How Publishers Can Profit From Contextual Advertising Models

Shore Communications, Inc.
November 7, 2003
13 Pages - SKU: DCEQ1149955
License type:
FOCUS This report reviews the evolving state of online advertising and proposes how B2B publishers should take advantage of emerging tools and revenue opportunities that are appropriate for their audience.
AUDIENCE B2B publishers with a Web presence and marketers and advertisers that service business publishers will find this report most relevant. Search engine companies, and companies that provide technology for search, Web publishing, CRM tools, and online advertising will find this report relevant to their current business issues.
CONTENT This report presents a new and unique framework for comparing publishing models specifically designed for B2B publishers, along with background and perspective on how online advertising trends have evolved, with supporting facts and figures. In addition, search engine marketing, with an emphasis on Contextual Ad Placement, is examined and suggestions for modified applications of contextual ad listings for professional publishing firms are provided.
USE Publishers of premium B2B content will find recommendations in this report to leverage their content portfolio with product versions that can be monetized through paid search and other contextual advertising techniques. In addition, suggestions for increasing the value of a Web site using evolving Web technology that improves a publisher's ability to deliver relevant content to specific users at the appropriate time are presented.
EXECUTIVE SUMMARY After a two-year slump in online advertising forced online publishers to scale back operations and implement subscription fees and other forms of fees to monetize their products, online advertising got back on its high-growth trajectory in 2003 by way of paid search listing and links. Contextual advertising, an offshoot of search engine paid listings, has emerged as a leading contributor to re-energizing of online publishing. Journalists from business magazines, technology publications, marketing and advertising journals, online pundits, and even general newspapers are highlighting the exciting growth in search advertising and contextual placement of ads on Web sites.

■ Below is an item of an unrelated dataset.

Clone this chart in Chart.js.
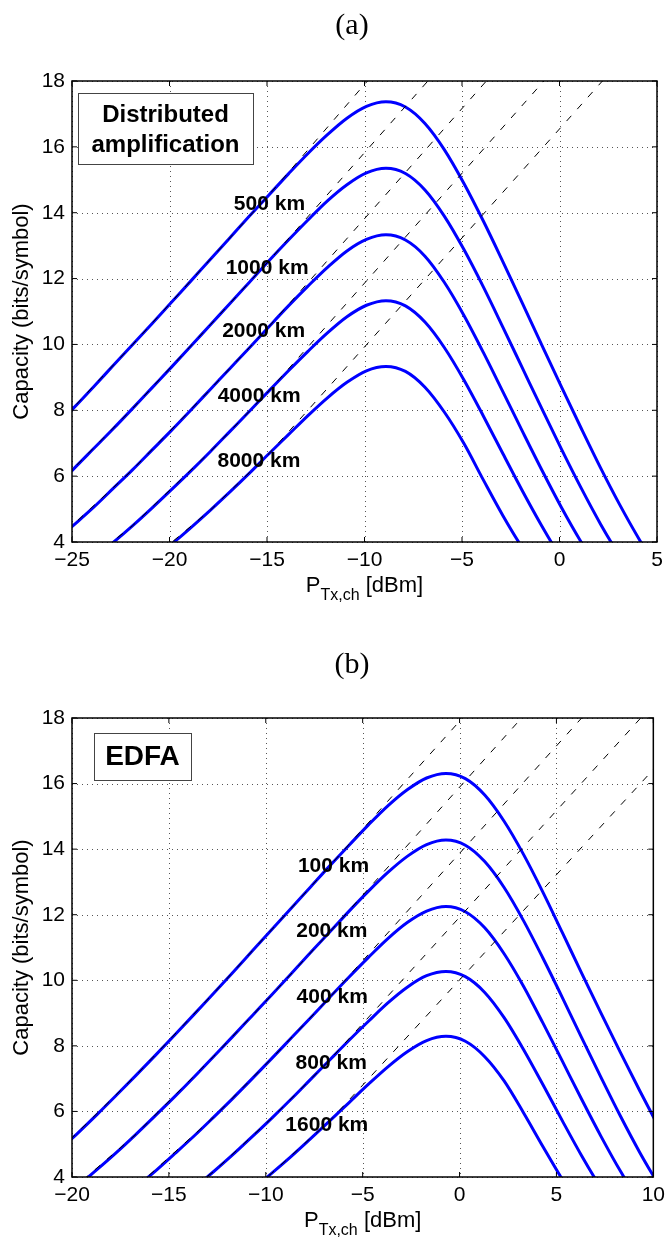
<!DOCTYPE html>
<html>
<head>
<meta charset="utf-8">
<script src="https://cdn.jsdelivr.net/npm/chart.js@4.4.1/dist/chart.umd.min.js"></script>
<style>
  html, body { margin: 0; padding: 0; background: #fff; }
  body { width: 671px; height: 1243px; position: relative; overflow: hidden; }
  canvas { position: absolute; left: 0; }
  #chartA { top: 0; }
  #chartB { top: 621px; }
</style>
</head>
<body>
<canvas id="chartA" width="671" height="621"></canvas>
<canvas id="chartB" width="671" height="622"></canvas>
<script>
// ---------- panel (a): distributed amplification ----------
// launch power samples (dBm) and capacity (bits/symbol)
const pA = [-25.9, -24.9, -23.9, -22.9, -21.9, -20.9, -19.9, -18.9, -17.9, -16.9, -15.9, -14.9, -13.9, -12.9, -11.9, -10.9,
  -9.9, -8.9, -7.9, -6.9, -5.9, -4.9, -3.9, -2.9, -1.9, -0.9, 0.1, 1.1, 2.1, 3.1, 4.1, 5.1];
const capA500 = [7.47, 8.08, 8.71, 9.35, 9.99, 10.63, 11.28, 11.93, 12.59, 13.24, 13.90, 14.54, 15.18, 15.80, 16.37, 16.87,
  17.23, 17.37, 17.21, 16.71, 15.91, 14.89, 13.74, 12.51, 11.25, 9.97, 8.71, 7.47, 6.26, 5.12, 4.07, 3.12];
const capA1000 = [5.65, 6.23, 6.83, 7.43, 8.05, 8.68, 9.31, 9.95, 10.60, 11.24, 11.89, 12.54, 13.17, 13.78, 14.36, 14.85,
  15.21, 15.35, 15.19, 14.69, 13.89, 12.88, 11.74, 10.52, 9.28, 8.04, 6.82, 5.65, 4.55, 3.56, 2.68, 1.95];
const capA2000 = [4.00, 4.52, 5.05, 5.62, 6.19, 6.79, 7.39, 8.01, 8.64, 9.27, 9.90, 10.54, 11.17, 11.77, 12.34, 12.84,
  13.19, 13.33, 13.17, 12.68, 11.88, 10.88, 9.75, 8.56, 7.36, 6.18, 5.05, 4.01, 3.07, 2.28, 1.63, 1.13];
const capA4000 = [2.63, 3.05, 3.50, 3.98, 4.49, 5.03, 5.59, 6.16, 6.75, 7.36, 7.97, 8.59, 9.20, 9.79, 10.35, 10.84,
  11.19, 11.33, 11.17, 10.68, 9.90, 8.92, 7.82, 6.68, 5.55, 4.48, 3.49, 2.63, 1.91, 1.35, 0.92, 0.61];
const capA8000 = [1.58, 1.88, 2.22, 2.59, 3.00, 3.45, 3.93, 4.44, 4.97, 5.52, 6.09, 6.68, 7.26, 7.84, 8.38, 8.85,
  9.20, 9.33, 9.18, 8.70, 7.94, 6.99, 5.88, 4.80, 3.82, 2.97, 2.21, 1.58, 1.09, 0.74, 0.49, 0.32];
const spansA = ['500 km', '1000 km', '2000 km', '4000 km', '8000 km'];
const labelPA = [-16.7, -17.12, -17.3, -17.53, -17.54];
const labelCA = [14.27, 12.33, 10.4, 8.43, 6.46];
// where each dashed (linear) asymptote leaves the top of the plot
const guideTopA = [-9.85, -6.75, -3.75, -0.8, 2.2];
const guideIdxA = [0, 4, 8, 11];
const xTicksA = [-25, -20, -15, -10, -5, 0, 5];

// ---------- panel (b): EDFA ----------
const pB = [-20.7, -19.7, -18.7, -17.7, -16.7, -15.7, -14.7, -13.7, -12.7, -11.7, -10.7, -9.7, -8.7, -7.7, -6.7, -5.7,
  -4.7, -3.7, -2.7, -1.7, -0.7, 0.3, 1.3, 2.3, 3.3, 4.3, 5.3, 6.3, 7.3, 8.3, 9.3, 10.3];
const capB100 = [4.79, 5.34, 5.91, 6.50, 7.10, 7.71, 8.33, 8.96, 9.60, 10.24, 10.89, 11.54, 12.19, 12.84, 13.49, 14.12,
  14.74, 15.32, 15.81, 16.17, 16.31, 16.15, 15.65, 14.85, 13.84, 12.69, 11.46, 10.22, 9.00, 7.80, 6.63, 5.50];
const capB200 = [3.26, 3.73, 4.23, 4.75, 5.30, 5.87, 6.45, 7.05, 7.67, 8.29, 8.92, 9.55, 10.19, 10.84, 11.47, 12.11,
  12.72, 13.29, 13.78, 14.14, 14.28, 14.12, 13.62, 12.83, 11.82, 10.68, 9.48, 8.25, 7.04, 5.86, 4.75, 3.73];
const capB400 = [2.05, 2.40, 2.80, 3.23, 3.69, 4.18, 4.71, 5.25, 5.82, 6.40, 7.00, 7.61, 8.23, 8.85, 9.48, 10.10,
  10.70, 11.27, 11.76, 12.11, 12.25, 12.09, 11.60, 10.81, 9.82, 8.70, 7.54, 6.37, 5.24, 4.18, 3.23, 2.40];
const capB800 = [1.19, 1.44, 1.72, 2.03, 2.39, 2.78, 3.21, 3.67, 4.16, 4.68, 5.23, 5.79, 6.37, 6.97, 7.57, 8.17,
  8.75, 9.31, 9.79, 10.14, 10.27, 10.11, 9.63, 8.86, 7.89, 6.82, 5.72, 4.65, 3.66, 2.78, 2.03, 1.44];
const capB1600 = [0.65, 0.79, 0.96, 1.17, 1.41, 1.68, 2.00, 2.35, 2.74, 3.16, 3.62, 4.11, 4.62, 5.16, 5.71, 6.27,
  6.83, 7.36, 7.82, 8.16, 8.29, 8.14, 7.67, 6.93, 5.96, 4.93, 3.93, 3.02, 2.26, 1.65, 1.15, 0.78];
const spansB = ['100 km', '200 km', '400 km', '800 km', '1600 km'];
const labelPB = [-8.34, -8.43, -8.41, -8.46, -8.99];
const labelCB = [13.48, 11.49, 9.49, 7.48, 5.57];
const guideTopB = [0.15, 3.2, 6.3, 9.35, 12.45];
const guideIdxB = [0, 4, 8, 11, 14];
const xTicksB = [-20, -15, -10, -5, 0, 5, 10];

const yTicks = [4, 6, 8, 10, 12, 14, 16, 18];

const SANS = '"Liberation Sans", Arial, Helvetica, sans-serif';
const SERIF = '"Liberation Serif", "Times New Roman", serif';

function fmtTick(v) {
  return v < 0 ? '\u2212' + Math.abs(v) : String(v);
}

function line(ctx, x1, y1, x2, y2) {
  ctx.beginPath();
  ctx.moveTo(x1, y1);
  ctx.lineTo(x2, y2);
  ctx.stroke();
}

// matlab style frame: dotted grid, closed box, inward ticks, labels
const framePlugin = {
  id: 'frame',
  beforeDatasetsDraw(chart) {
    const {ctx, chartArea: a, scales: {x, y}} = chart;
    ctx.save();
    ctx.strokeStyle = '#555';
    ctx.lineWidth = 1;
    ctx.setLineDash([1, 4]);
    x.ticks.forEach(t => {
      const px = Math.round(x.getPixelForValue(t.value)) + 0.5;
      line(ctx, px, a.top, px, a.bottom);
    });
    y.ticks.forEach(t => {
      const py = Math.round(y.getPixelForValue(t.value)) + 0.5;
      line(ctx, a.left, py, a.right, py);
    });
    ctx.restore();
  },
  afterDatasetsDraw(chart, args, opts) {
    const {ctx, chartArea: a, scales: {x, y}} = chart;
    ctx.save();
    ctx.strokeStyle = '#000';
    ctx.lineWidth = 1.5;
    ctx.strokeRect(a.left, a.top, a.right - a.left, a.bottom - a.top);
    ctx.lineWidth = 1;
    x.ticks.forEach(t => {
      const px = x.getPixelForValue(t.value);
      line(ctx, px, a.bottom, px, a.bottom - 5);
      line(ctx, px, a.top, px, a.top + 5);
    });
    y.ticks.forEach(t => {
      const py = y.getPixelForValue(t.value);
      line(ctx, a.left, py, a.left + 5, py);
      line(ctx, a.right, py, a.right - 5, py);
    });

    // distance labels next to the curves
    ctx.fillStyle = '#000';
    ctx.font = 'bold 21px ' + SANS;
    ctx.textAlign = 'left';
    ctx.textBaseline = 'middle';
    opts.labels.forEach((s, i) => {
      ctx.fillText(s, x.getPixelForValue(opts.labelP[i]), y.getPixelForValue(opts.labelC[i]));
    });

    // boxed note in the corner
    const b = opts.box;
    const bx = a.left + b.left, by = a.top + b.top;
    ctx.fillStyle = '#fff';
    ctx.fillRect(bx, by, b.width, b.height);
    ctx.strokeStyle = '#444';
    ctx.strokeRect(bx + 0.5, by + 0.5, b.width, b.height);
    ctx.fillStyle = '#000';
    ctx.font = 'bold ' + b.size + 'px ' + SANS;
    ctx.textAlign = 'center';
    b.lines.forEach((s, i) => ctx.fillText(s, bx + b.width / 2, by + b.lineY[i]));

    // x axis title with subscript: P_Tx,ch [dBm]
    const parts = [['P', '22px ' + SANS, 0], ['Tx,ch', '16px ' + SANS, 8], [' [dBm]', '22px ' + SANS, 0]];
    let total = 0;
    parts.forEach(p => { ctx.font = p[1]; total += ctx.measureText(p[0]).width; });
    let cx = (a.left + a.right) / 2 - total / 2;
    const base = a.bottom + 50;
    ctx.textAlign = 'left';
    ctx.textBaseline = 'alphabetic';
    parts.forEach(p => {
      ctx.font = p[1];
      ctx.fillText(p[0], cx, base + p[2]);
      cx += ctx.measureText(p[0]).width;
    });

    // panel caption (a)/(b)
    ctx.font = opts.caption.size + 'px ' + SERIF;
    ctx.textAlign = 'center';
    ctx.fillText(opts.caption.text, opts.caption.x, opts.caption.y);
    ctx.restore();
  }
};

function makePanel(id, cfg) {
  const datasets = [];
  // dashed asymptotes first so they sit on top of the blue curves
  cfg.curves.forEach((cap, k) => {
    const pts = cfg.guideIdx.map(i => ({x: cfg.p[i], y: cap[i]}));
    pts.push({x: cfg.guideTop[k], y: 18});
    datasets.push({
      data: pts, borderColor: '#000', borderWidth: 1, borderDash: [7, 9],
      pointRadius: 0, tension: 0, clip: 0
    });
  });
  cfg.curves.forEach(cap => {
    datasets.push({
      data: cfg.p.map((p, i) => ({x: p, y: cap[i]})),
      borderColor: '#0000ff', borderWidth: 3, pointRadius: 0,
      cubicInterpolationMode: 'monotone', clip: 0
    });
  });

  return new Chart(document.getElementById(id), {
    type: 'line',
    data: {datasets},
    options: {
      responsive: false,
      animation: false,
      devicePixelRatio: 1,
      layout: {padding: {top: cfg.top, right: 14, left: 0, bottom: 0}},
      plugins: {
        legend: {display: false},
        tooltip: {enabled: false},
        frame: {
          labels: cfg.labels, labelP: cfg.labelP, labelC: cfg.labelC,
          box: cfg.box, caption: cfg.caption
        }
      },
      scales: {
        x: {
          type: 'linear', min: cfg.xTicks[0], max: cfg.xTicks[cfg.xTicks.length - 1],
          afterBuildTicks: s => { s.ticks = cfg.xTicks.map(v => ({value: v})); },
          afterFit: s => { s.height = cfg.xAxisH; },
          grid: {display: false, drawTicks: false},
          border: {display: false},
          ticks: {
            color: '#000', font: {family: SANS, size: 21}, padding: 6,
            maxRotation: 0, autoSkip: false, callback: v => fmtTick(v)
          }
        },
        y: {
          type: 'linear', min: 4, max: 18,
          afterBuildTicks: s => { s.ticks = yTicks.map(v => ({value: v})); },
          afterFit: s => { s.width = 72; },
          grid: {display: false, drawTicks: false},
          border: {display: false},
          ticks: {color: '#000', font: {family: SANS, size: 21}, padding: 7, autoSkip: false},
          title: {
            display: true, text: 'Capacity (bits/symbol)', color: '#000',
            font: {family: SANS, size: 22}, padding: {top: 9, bottom: 0}
          }
        }
      }
    },
    plugins: [framePlugin]
  });
}

makePanel('chartA', {
  p: pA,
  curves: [capA500, capA1000, capA2000, capA4000, capA8000],
  guideIdx: guideIdxA, guideTop: guideTopA,
  labels: spansA, labelP: labelPA, labelC: labelCA,
  xTicks: xTicksA, top: 81, xAxisH: 79,
  box: {left: 6, top: 12, width: 175, height: 71, size: 24, lines: ['Distributed', 'amplification'], lineY: [22, 52]},
  caption: {text: '(a)', x: 352, y: 34, size: 30}
});

makePanel('chartB', {
  p: pB,
  curves: [capB100, capB200, capB400, capB800, capB1600],
  guideIdx: guideIdxB, guideTop: guideTopB,
  labels: spansB, labelP: labelPB, labelC: labelCB,
  xTicks: xTicksB, top: 97, xAxisH: 66,
  box: {left: 22, top: 15, width: 97, height: 47, size: 28, lines: ['EDFA'], lineY: [24]},
  caption: {text: '(b)', x: 352, y: 52, size: 30}
});
</script>
</body>
</html>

But how can B2B publishers, who have professional standards that may prohibit using unscreened commercial advertising, profit from techniques that have provided new hopes of profitability to many smaller and noncommercial Web sites?

This paper provides a critical analysis of why search engine marketing and contextual ads delivered by the search engine companies have taken off in the past year and why these techniques will evolve over time and be supplemented, and supplanted in some cases, by better targeted promotional tools.

Further, this report proposes business models for monetizing content that build on the underlying success of the paid links services offered by providers such as Overture and Google, but are appropriate to the B2B publishing community.